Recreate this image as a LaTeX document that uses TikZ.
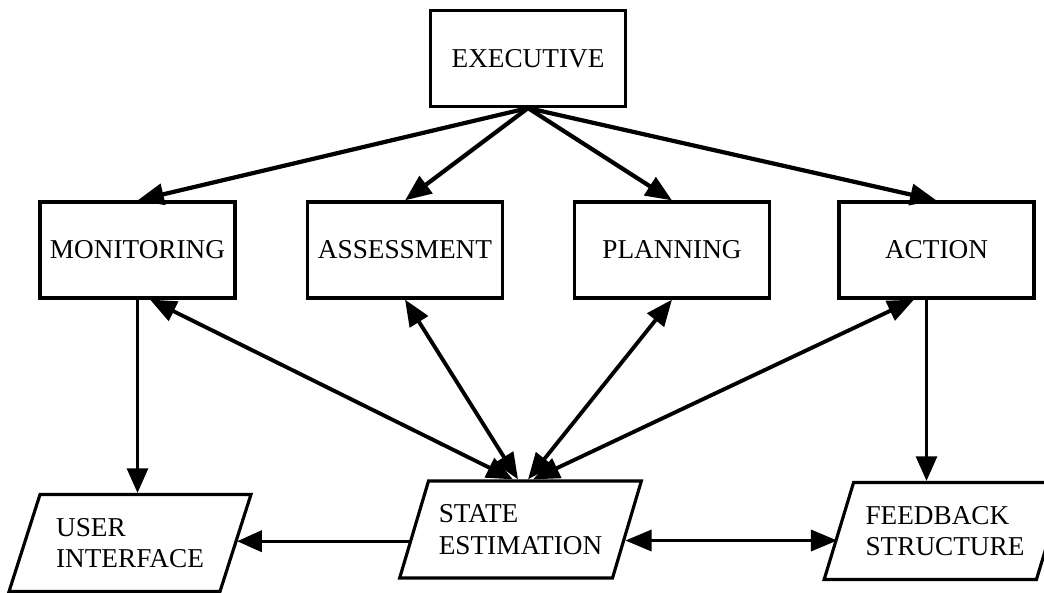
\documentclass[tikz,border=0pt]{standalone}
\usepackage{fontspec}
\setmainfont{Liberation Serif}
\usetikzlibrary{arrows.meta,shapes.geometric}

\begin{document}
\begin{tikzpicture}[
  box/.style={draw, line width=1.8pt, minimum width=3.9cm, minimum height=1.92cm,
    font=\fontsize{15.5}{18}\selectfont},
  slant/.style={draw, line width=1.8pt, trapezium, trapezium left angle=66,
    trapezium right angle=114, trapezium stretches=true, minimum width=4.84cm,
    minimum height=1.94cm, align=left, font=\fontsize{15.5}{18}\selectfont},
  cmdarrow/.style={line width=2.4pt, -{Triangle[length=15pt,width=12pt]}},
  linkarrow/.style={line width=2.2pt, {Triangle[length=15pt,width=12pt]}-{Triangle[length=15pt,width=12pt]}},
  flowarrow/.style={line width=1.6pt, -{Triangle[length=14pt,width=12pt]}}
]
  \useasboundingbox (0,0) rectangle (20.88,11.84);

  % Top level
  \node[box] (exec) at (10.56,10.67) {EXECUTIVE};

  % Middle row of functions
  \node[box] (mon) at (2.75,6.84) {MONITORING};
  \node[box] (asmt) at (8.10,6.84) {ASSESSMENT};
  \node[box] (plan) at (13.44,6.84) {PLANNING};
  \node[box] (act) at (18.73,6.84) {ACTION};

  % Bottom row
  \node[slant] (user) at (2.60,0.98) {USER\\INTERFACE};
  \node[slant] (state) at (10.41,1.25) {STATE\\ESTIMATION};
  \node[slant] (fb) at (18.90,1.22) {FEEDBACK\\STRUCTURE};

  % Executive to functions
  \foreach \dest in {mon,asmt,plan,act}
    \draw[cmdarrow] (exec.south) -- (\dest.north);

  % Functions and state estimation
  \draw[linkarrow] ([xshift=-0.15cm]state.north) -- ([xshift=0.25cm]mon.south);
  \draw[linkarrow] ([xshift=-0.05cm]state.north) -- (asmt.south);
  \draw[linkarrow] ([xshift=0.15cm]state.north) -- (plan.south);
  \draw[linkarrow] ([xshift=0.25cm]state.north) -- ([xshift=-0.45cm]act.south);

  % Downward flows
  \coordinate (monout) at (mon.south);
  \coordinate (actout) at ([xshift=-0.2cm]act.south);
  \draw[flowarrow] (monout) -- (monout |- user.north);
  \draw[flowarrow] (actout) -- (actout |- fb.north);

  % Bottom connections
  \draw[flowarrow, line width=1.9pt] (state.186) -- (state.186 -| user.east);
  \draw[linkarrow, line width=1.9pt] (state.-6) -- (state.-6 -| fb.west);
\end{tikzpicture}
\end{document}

────────────────

→ TASK REQUIREMENTS
The lines from the top of the data above through the one holding "(act) at (18.73,6.84)" are to be repeated exactly, and only those, with no pictures.

→ RESPONSE TO THIS EXERCISE
Recreate this image as a LaTeX document that uses TikZ.
\documentclass[tikz,border=0pt]{standalone}
\usepackage{fontspec}
\setmainfont{Liberation Serif}
\usetikzlibrary{arrows.meta,shapes.geometric}

\begin{document}
\begin{tikzpicture}[
  box/.style={draw, line width=1.8pt, minimum width=3.9cm, minimum height=1.92cm,
    font=\fontsize{15.5}{18}\selectfont},
  slant/.style={draw, line width=1.8pt, trapezium, trapezium left angle=66,
    trapezium right angle=114, trapezium stretches=true, minimum width=4.84cm,
    minimum height=1.94cm, align=left, font=\fontsize{15.5}{18}\selectfont},
  cmdarrow/.style={line width=2.4pt, -{Triangle[length=15pt,width=12pt]}},
  linkarrow/.style={line width=2.2pt, {Triangle[length=15pt,width=12pt]}-{Triangle[length=15pt,width=12pt]}},
  flowarrow/.style={line width=1.6pt, -{Triangle[length=14pt,width=12pt]}}
]
  \useasboundingbox (0,0) rectangle (20.88,11.84);

  % Top level
  \node[box] (exec) at (10.56,10.67) {EXECUTIVE};

  % Middle row of functions
  \node[box] (mon) at (2.75,6.84) {MONITORING};
  \node[box] (asmt) at (8.10,6.84) {ASSESSMENT};
  \node[box] (plan) at (13.44,6.84) {PLANNING};
  \node[box] (act) at (18.73,6.84) {ACTION};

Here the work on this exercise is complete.